Yahoo’s acquisition of Tumblr has been made official, in a $1.1bn deal that will see the microblogging site run as a separate business as part of Yahoo’s promise “not to screw it up.” The deal, rumored for the past few weeks, will be paid predominantly in cash, and will give Yahoo a vital footprint in the youth market it currently struggles to convince. “Our team isn’t changing. Our roadmap isn’t changing,” Tumblr CEO David Karp said today.

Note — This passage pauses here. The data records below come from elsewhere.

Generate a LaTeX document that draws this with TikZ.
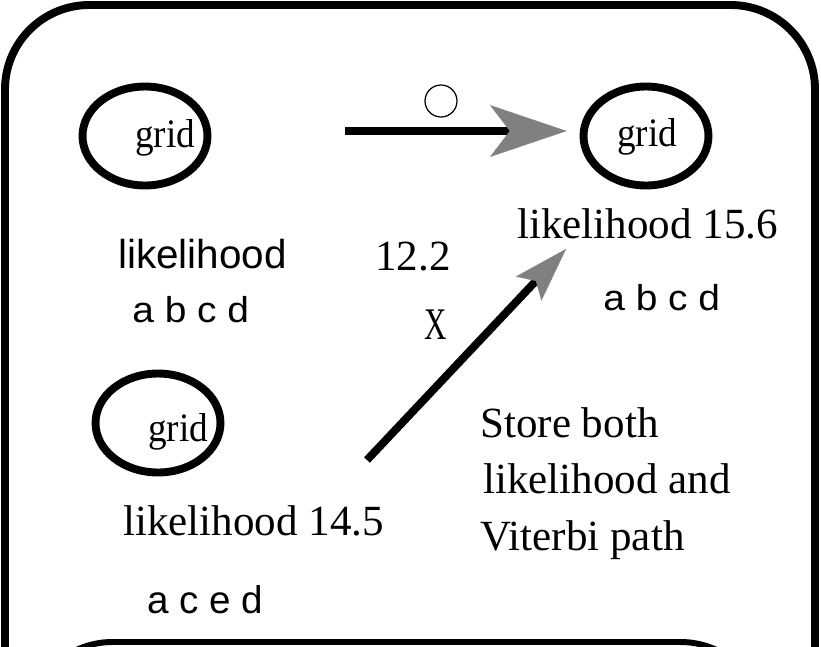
\documentclass[tikz,border=0pt]{standalone}
\usepackage{fontspec}
\usepackage{graphicx}
\setmainfont{Liberation Serif}
\newfontfamily\sansfam{Liberation Sans}
\newfontfamily\sanswide[FakeStretch=1.08]{Liberation Sans}
\newfontfamily\gridnarrow[FakeStretch=0.92]{Liberation Serif}
\usetikzlibrary{shapes.geometric,arrows.meta}

\begin{document}
\begin{tikzpicture}[x=0.02cm,y=-0.02cm,
    gridell/.style={ellipse,draw,line width=4.5pt,minimum width=2.5cm,minimum height=1.98cm,inner sep=0pt},
    gridtext/.style={inner sep=0pt,anchor=base west,font=\gridnarrow\fontsize{23}{27}\selectfont},
    sertext/.style={inner sep=0pt,anchor=base west,font=\fontsize{24.5}{29}\selectfont},
    santext/.style={inner sep=0pt,anchor=base west,font=\sansfam\fontsize{23}{27}\selectfont},
    abcdtext/.style={inner sep=0pt,anchor=base west,font=\sanswide\fontsize{20.5}{24}\selectfont},
    bigtip/.style={-{Stealth[length=43.6pt,width=29.5pt,inset=11.3pt,color=gray,line width=0.1pt]}},
    smalltip/.style={-{Stealth[length=31pt,width=20pt,inset=6pt,color=gray,line width=0.1pt]}},
    conn/.style={line width=4.5pt}]
    \useasboundingbox (0,0) rectangle (821,646);
    \clip (0,0) rectangle (821,646);
    % frames
    \draw[line width=4.5pt,rounded corners=48pt] (5,5) rectangle (815,780);
    \draw[line width=3.4pt,rounded corners=48pt] (28,642) rectangle (765,900);
    % states
    \node[gridell] (ell1) at (145,136) {};
    \node[gridell] (ell2) at (646,136) {};
    \node[gridell] (ell3) at (158,423) {};
    \node[gridtext] (grid1) at (135,147) {grid};
    \node[gridtext] (grid2) at (617,146) {grid};
    \node[gridtext] (grid3) at (148,441) {grid};
    % labels
    \node[santext] (lik1) at (118,268) {likelihood};
    \node[abcdtext] (seq1) at (132,322) {a b c d};
    \node[sertext] (val1) at (375,270) {12.2};
    \node[sertext,anchor=center] (cross) at (436,325) {\scalebox{0.72}[1.05]{X}};
    \node[sertext] (lik2) at (517,238) {likelihood 15.6};
    \node[abcdtext] (seq2) at (603,310) {a b c d};
    \node[sertext] (lik3) at (123,535) {likelihood 14.5};
    \node[santext,font=\sansfam\fontsize{22}{26}\selectfont] (seq3) at (147,613) {a c e d};
    \node[sertext] (note1) at (480,437) {Store both};
    \node[sertext] (note2) at (483,493) {likelihood and};
    \node[sertext] (note3) at (480,550) {Viterbi path};
    % transitions
    \node[circle,draw,line width=0.7pt,minimum size=0.64cm,inner sep=0pt] (circ) at (441,101) {};
    \coordinate (hstart) at (345,131);
    \draw[conn,bigtip,shorten >=7.4pt] (hstart) -- (hstart -| ell2.west);
    \coordinate (dstart) at (367,460);
    \coordinate (dend) at (566,249);
    \draw[conn,smalltip] (dstart) -- (dend);
\end{tikzpicture}
\end{document}
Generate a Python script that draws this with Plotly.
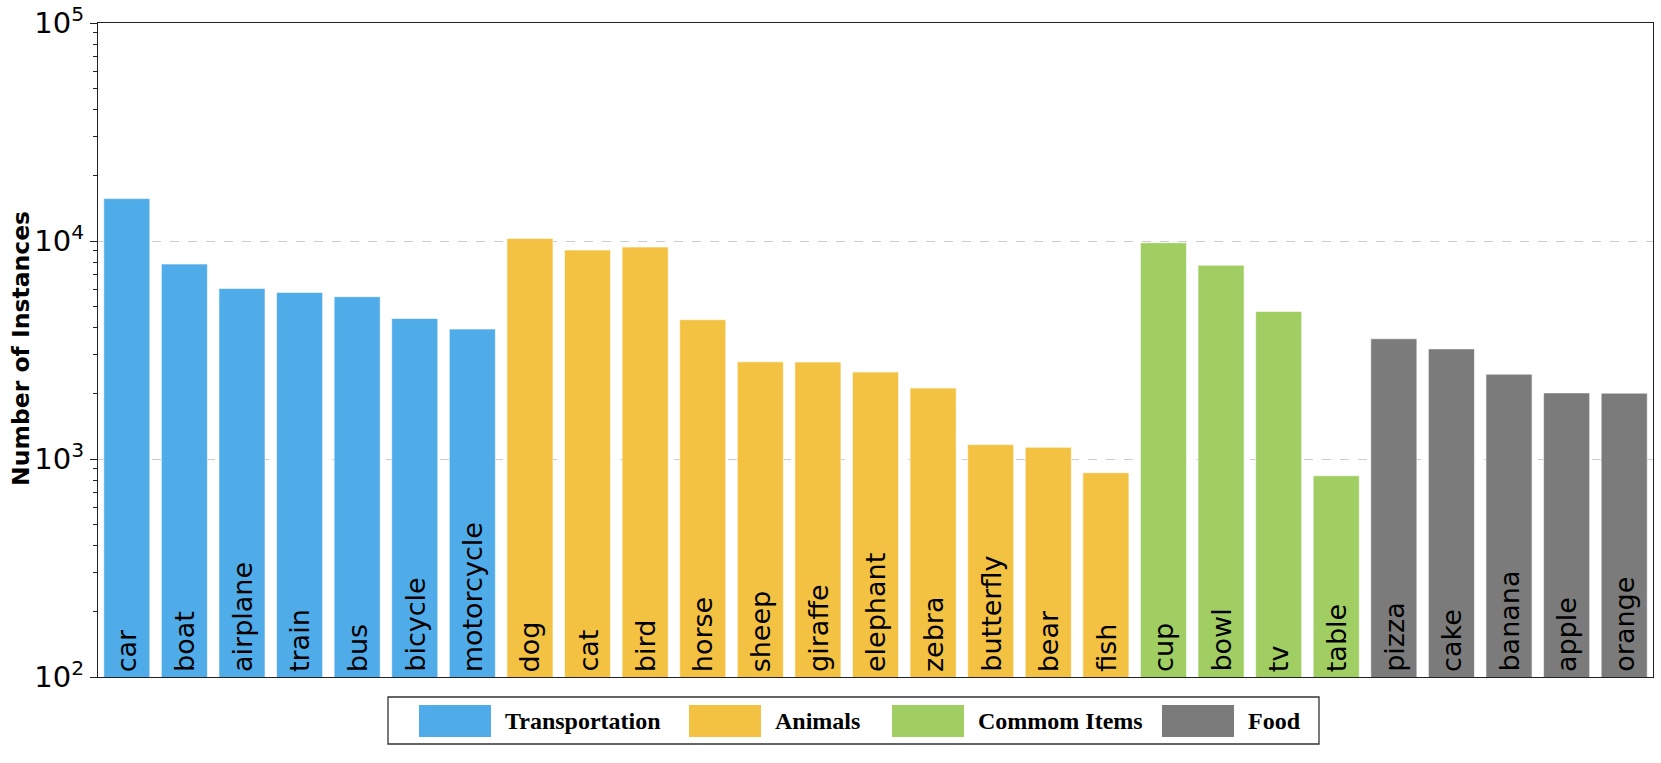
import plotly.graph_objects as go

# ---- data ----
groups = ["Transportation", "Animals", "Commom Items", "Food"]
group_colors = ["#4FACE9", "#F4C242", "#A0CE63", "#7B7B7B"]

transport_cats = ["car", "boat", "airplane", "train", "bus", "bicycle", "motorcycle"]
transport_vals = [15650, 7840, 6060, 5810, 5550, 4410, 3945]

animal_cats = ["dog", "cat", "bird", "horse", "sheep", "giraffe", "elephant",
               "zebra", "butterfly", "bear", "fish"]
animal_vals = [10280, 9090, 9380, 4355, 2790, 2785, 2505, 2115, 1164, 1132, 865]

items_cats = ["cup", "bowl", "tv", "table"]
items_vals = [9820, 7745, 4755, 838]

food_cats = ["pizza", "cake", "banana", "apple", "orange"]
food_vals = [3560, 3200, 2450, 2010, 2005]

y_tickvals = [1e2, 1e3, 1e4, 1e5]
y_ticktext = ["10<sup>2</sup>", "10<sup>3</sup>", "10<sup>4</sup>", "10<sup>5</sup>"]
y_title = "Number of Instances"

group_cats = [transport_cats, animal_cats, items_cats, food_cats]
group_vals = [transport_vals, animal_vals, items_vals, food_vals]
all_cats = [c for cats in group_cats for c in cats]

Y_MIN_LOG, Y_MAX_LOG = 2, 5

# ---- layout constants (pixels, page coordinates; body margin removed) ----
W, H = 1661, 763
PL, PR, PT, PB = 98, 1653, 23, 677          # plot area edges
ML, MR, MT, MB = PL, W - PR, PT, H - PB
PW, PH = PR - PL, PB - PT


def px(x):
    return (x - PL) / PW


def py(y):
    return (PB - y) / PH


fig = go.Figure()
for name, color, cats, vals in zip(groups, group_colors, group_cats, group_vals):
    fig.add_trace(go.Bar(
        x=cats, y=vals, name=name,
        marker=dict(color=color, line=dict(color="rgba(255,255,255,0.6)", width=1)),
        showlegend=False,
    ))
    # category names written vertically inside the bars, from the bottom
    for c in cats:
        fig.add_annotation(x=c, y=Y_MIN_LOG, xref="x", yref="y",
                           text=c, textangle=-90, showarrow=False,
                           xanchor="center", yanchor="bottom", yshift=3,
                           font=dict(family="DejaVu Sans", size=27, color="black"))

fig.update_layout(
    width=W, height=H, autosize=False,
    margin=dict(l=ML, r=MR, t=MT, b=MB, pad=0, autoexpand=False),
    paper_bgcolor="white", plot_bgcolor="white",
    barmode="overlay", bargap=0.2,
    font=dict(family="DejaVu Sans", color="black"),
)

fig.update_xaxes(
    type="category", categoryorder="array", categoryarray=all_cats,
    range=[-0.5, len(all_cats) - 0.5], automargin=False,
    showticklabels=False, ticks="", showgrid=False,
    showline=True, linecolor="#222", linewidth=1.3, mirror=True,
)

fig.update_yaxes(
    type="log", range=[Y_MIN_LOG, Y_MAX_LOG], automargin=False,
    tickmode="array", tickvals=y_tickvals, ticktext=y_ticktext,
    tickfont=dict(family="DejaVu Sans", size=29, color="black"),
    ticklabeloverflow="allow",
    ticks="outside", ticklen=7, tickwidth=1.3, tickcolor="#222",
    showgrid=True, gridcolor="#cccccc", griddash="dash", gridwidth=1,
    minor=dict(ticks="outside", ticklen=4, tickwidth=1, tickcolor="#222",
               tickvals=[k * 10 ** e for e in (2, 3, 4) for k in range(2, 10)],
               showgrid=False),
    showline=True, linecolor="#222", linewidth=1.3, mirror=True,
    zeroline=False,
)

# y-axis title
fig.add_annotation(xref="paper", yref="paper", x=px(21), y=py(349),
                   xanchor="center", yanchor="middle", showarrow=False,
                   textangle=-90, text="<b>" + y_title + "</b>",
                   font=dict(family="DejaVu Sans", size=23.5, color="black"))

# ---- legend drawn as a framed box below the plot ----
box = (388, 697, 1319, 744)
fig.add_shape(type="rect", xref="paper", yref="paper",
              x0=px(box[0]), x1=px(box[2]), y0=py(box[3]), y1=py(box[1]),
              line=dict(color="#333", width=1.3), fillcolor="white")
patch_x = [419, 689, 892, 1162]
patch_w, patch_top, patch_bot = 72, 705, 737
for name, color, x0 in zip(groups, group_colors, patch_x):
    fig.add_shape(type="rect", xref="paper", yref="paper",
                  x0=px(x0), x1=px(x0 + patch_w), y0=py(patch_bot), y1=py(patch_top),
                  line=dict(width=0), fillcolor=color)
    fig.add_annotation(xref="paper", yref="paper",
                       x=px(x0 + patch_w + 12), y=py((patch_top + patch_bot) / 2),
                       xanchor="left", yanchor="middle", showarrow=False,
                       text="<b>" + name + "</b>",
                       font=dict(family="Liberation Serif", size=24, color="black"))

fig.write_html(
    "out.html",
    config={"displayModeBar": False},
    post_script="document.body.style.margin='0';document.body.style.overflow='hidden';",
)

The commitment to avoid messing with what makes Tumblr successful may seem tongue-in-cheek, but it was a real cause for concern for users of the site. Tumblr bloggers have proved to be outspoken and possessive about the site, and Yahoo’s patchy track record in making the most of acquisitions – which has seen many companies shut down or left to wither – prompted a furore among users.
“Tumblr gets better faster with more resources to draw from” Karp said of the deal, which is expected to close sometime in the second half of this year. He will retain his role in the firm.
“On many levels, Tumblr and Yahoo! couldn’t be more different, but, at the same time, they couldn’t be more complementary. Yahoo is the Internet’s original media network. Tumblr is the Internet’s fastest-growing media frenzy. Both companies are homes for brands – established and emerging. And, fundamentally, Tumblr and Yahoo! are both all about users, design, and finding surprise and inspiration amidst the everyday” Marissa Mayer, CEO, Yahoo
While Yahoo won’t be involved in Tumblr’s product, service, or brand, it will lend some of its infrastructure and advertising talents. Tumblr will get to use Yahoo’s personalization and search technology, to better highlight content created and shared on the site. Meanwhile, Tumblr will push its content to Yahoo users in general.
What the extra degree of distance between the two companies also may mean is that Yahoo can keep one of Tumblr’s more pressing problems at arm’s length. The site has become a haven for sharing adult content, and that had led to concerns that Yahoo would end up responsible for “cleaning up” Tumblr in a way that would satisfy both legal requirements and the demands of the userbase.
Instead, it seems the biggest change will be around advertising. Tumblr has attempted to monetize its users before now, but the extra Yahoo heft will enhance that.